India remains a passive spectator in the Taliban-Afghanistan talks, where the United States, Pakistan, Saudi Arabia and other Gulf Arab countries are playing the mediatory role. The Afghanistan government does not seem to feel the need to consult India on this strategic issue though it is a well known fact that the Afghan leaders are worried about the tacit support that Pakistan is extending to the Taliban and the passive role that the United States is playing.

Former Prime Minister Atal Bihari Vajpayee had once talked of ‘strategic neighbourhood’ while addressing the army commanders and he had in mind the Central Asian republics, also known as the Commonwealth of Independent States (CIS). But despite the diplomatic bonhomie between India and the CIS, India has not made any strategic headway in the region, which is hedged by China on the east and Russia in the north. Though India has managed to win the membership of the Shanghai Cooperation Organisation (CSO) along with Pakistan, there was not a word from the official sources or from the unofficial and semi-official community of strategy experts about the significance of India’s membership in the SCO. It seems Pakistan has played the party-pooper. It appeared that there was nothing to boast about the membership in the SCO if India is treated on par with Pakistan. It is indeed a dampener on the Modi government’s desire to be “a leading power”. 

The foreign secretary has also claimed on behalf of the Modi government that the US, China and India will shape the Asian balance of power. He said “the inter-play of India with the US and China is among the key factors that will determine the strategic balance in Asia and beyond.” The claim would make limited sense in terms of trade, where India as a big market along with China and could absorb the goods of the Association of South-East Asian Nations (ASEAN). But it is doubtful whether India has any strategic say in the balance of power in Far East Asia, in South-East Asia, in West or in Central Asia. India does not have the military muscle to make its presence felt across Asia. 

It is a fact that the smaller South-East Asian countries would look to India as a counterweight to China in the markets, but in the strategic and security sphere it is the US that these countries look to for the military umbrella. 
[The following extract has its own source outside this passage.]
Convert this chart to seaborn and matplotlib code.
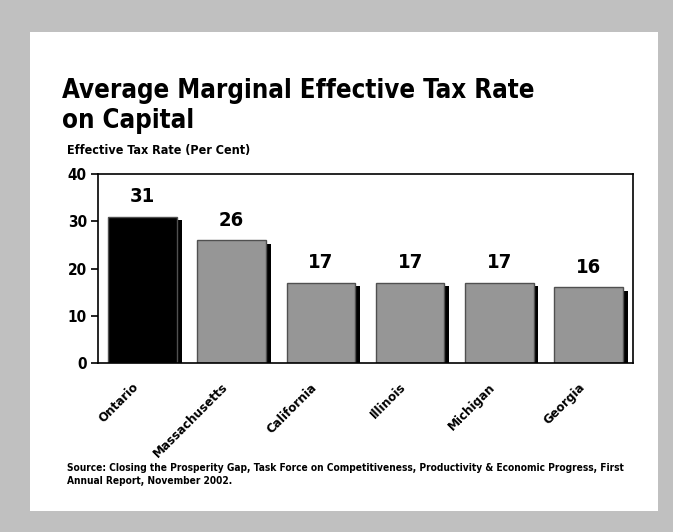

In the course of his speech, the foreign secretary stated the real position of India on the economic front. He said, “India is endeavouring to modernise in the fullest sense of that term,” and “At the end of the day, India’s future is of a human resources power.” These descriptions indicate unwittingly that India is still in the process of catching up with the developed world, and that India’s main strength is not its military or diplomatic power, nor is it that of a manufacturing hub or that of an economic powerhouse. India remains a rich resource. This is not a position that goes well with the aspiration to be a leading power in the world.

It appears that in comparison to India, the Chinese are stating their position with Confucian cunning. The Chinese leaders profess that China is a developing, and not a developed, country. They point out that China is still to get rid of poverty, and they claim that the Chinese aim is to be a moderately affluent, middle-income country. Indians will have to learn to think in realistic, if not in modest, terms. 

In 2005, then US secretary of state Condoleezza Rice had claimed that the US will facilitate the emergence of India as a world power. It was both a patronising and a laughable statement because no country can ever help another to emerge as a power. A decade later, India declares its intent to be “a leading power”. It is not how the power game is played on the world stage. India will be accepted as a leading power the moment its economy dominates the world, and its military power helps in protecting its own interests and that of its allies across the globe. It is to be debated whether India can attain that position in the medium term, and whether it a desirable position in the first place.